Significance and Claims
The paper claims to resolve the central open question of whether QEC can protect a sensor without suppressing the signal it aims to amplify. The authors assert that:

• The protection-sensitivity trade-off is a fundamental structural feature of symmetric QEC codes, not an artifact of specific noise models.
• Asymmetric QEC successfully bypasses this trade-off by decoupling the protection requirements of the signal direction from those of the noise directions.

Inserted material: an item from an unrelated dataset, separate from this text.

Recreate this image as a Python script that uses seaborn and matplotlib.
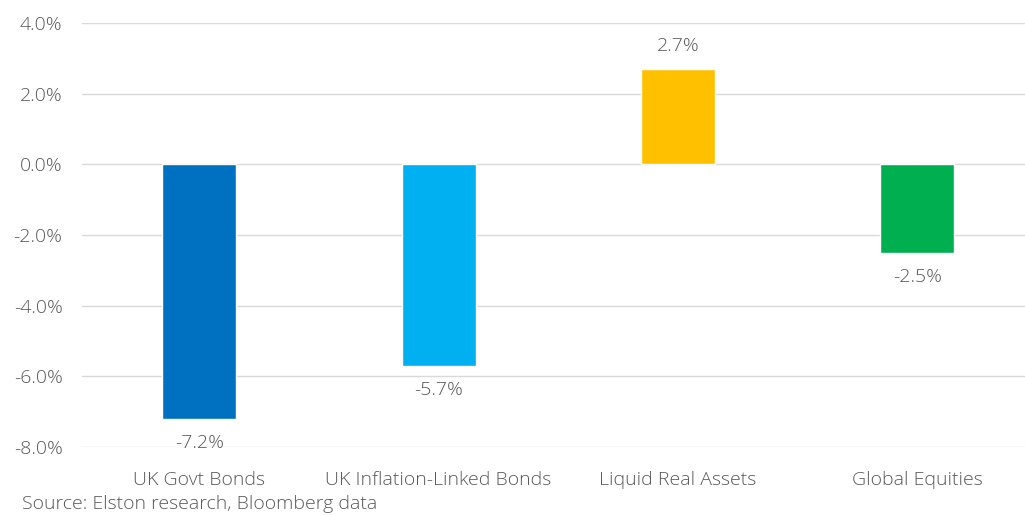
import matplotlib
matplotlib.use("Agg")
import matplotlib.pyplot as plt
import seaborn as sns
import pandas as pd
from matplotlib.ticker import FuncFormatter

categories = ["UK Govt Bonds", "UK Inflation-Linked Bonds", "Liquid Real Assets", "Global Equities"]
values = [-7.2, -5.7, 2.7, -2.5]
colors = ["#0070C0", "#00B0F0", "#FFC000", "#00B050"]
yticks = [-8, -6, -4, -2, 0, 2, 4]

sns.set_theme(style="white")
plt.rcParams['font.family'] = ['Open Sans', 'DejaVu Sans']
plt.rcParams['font.weight'] = 'light'

df = pd.DataFrame({"cat": categories, "val": values})
fig = plt.figure(figsize=(10.25, 5.15), dpi=100)
ax = fig.add_axes([0.08, 0.132, 0.92, 0.823])
sns.barplot(data=df, x="cat", y="val", hue="cat", palette=colors, width=0.31,
            legend=False, ax=ax, saturation=1)

ax.set_ylim(-8, 4)
ax.set_xlim(-0.49, 3.45)
ax.set_yticks(yticks)
ax.yaxis.set_major_formatter(FuncFormatter(lambda v, p: f"{v:.1f}%"))
ax.grid(axis="y", color="#D9D9D9", linewidth=1)
ax.set_axisbelow(True)
for s in ax.spines.values():
    s.set_visible(False)
ax.set_xlabel("")
ax.set_ylabel("")
tc = "#595959"
fs = 14
ax.tick_params(axis="y", labelsize=fs, colors=tc, length=0, pad=14)
ax.tick_params(axis="x", labelsize=fs, colors=tc, length=0, pad=17)

for i, v in enumerate(values):
    if v >= 0:
        ax.annotate(f"{v:.1f}%", (i, v), xytext=(0, 10), textcoords="offset points",
                    ha="center", va="bottom", fontsize=fs, color=tc)
    else:
        ax.annotate(f"{v:.1f}%", (i, v), xytext=(0, -11), textcoords="offset points",
                    ha="center", va="top", fontsize=fs, color=tc)

fig.text(0.021, 0.003, "Source: Elston research, Bloomberg data", fontsize=fs, color=tc,
         ha="left", va="bottom")
fig.savefig("out.png", dpi=100)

• This approach restores Heisenberg-limited precision for arbitrary local sensing Hamiltonians while retaining scalable protection against local perturbations in complementary directions.
• The proposed framework provides a "practical resource blueprint" for scalable quantum-enhanced metrology, offering a path to quantum advantage in realistic, noisy environments without sacrificing the fundamental scaling laws of quantum sensing.

The authors conclude by noting that while the encoded probe states are established, future work is required to integrate these asymmetric codes into fully fault-tolerant protocols (including state preparation, syndrome extraction, and readout) and to address the specific challenges of measuring the enhanced signal without erasing the protection.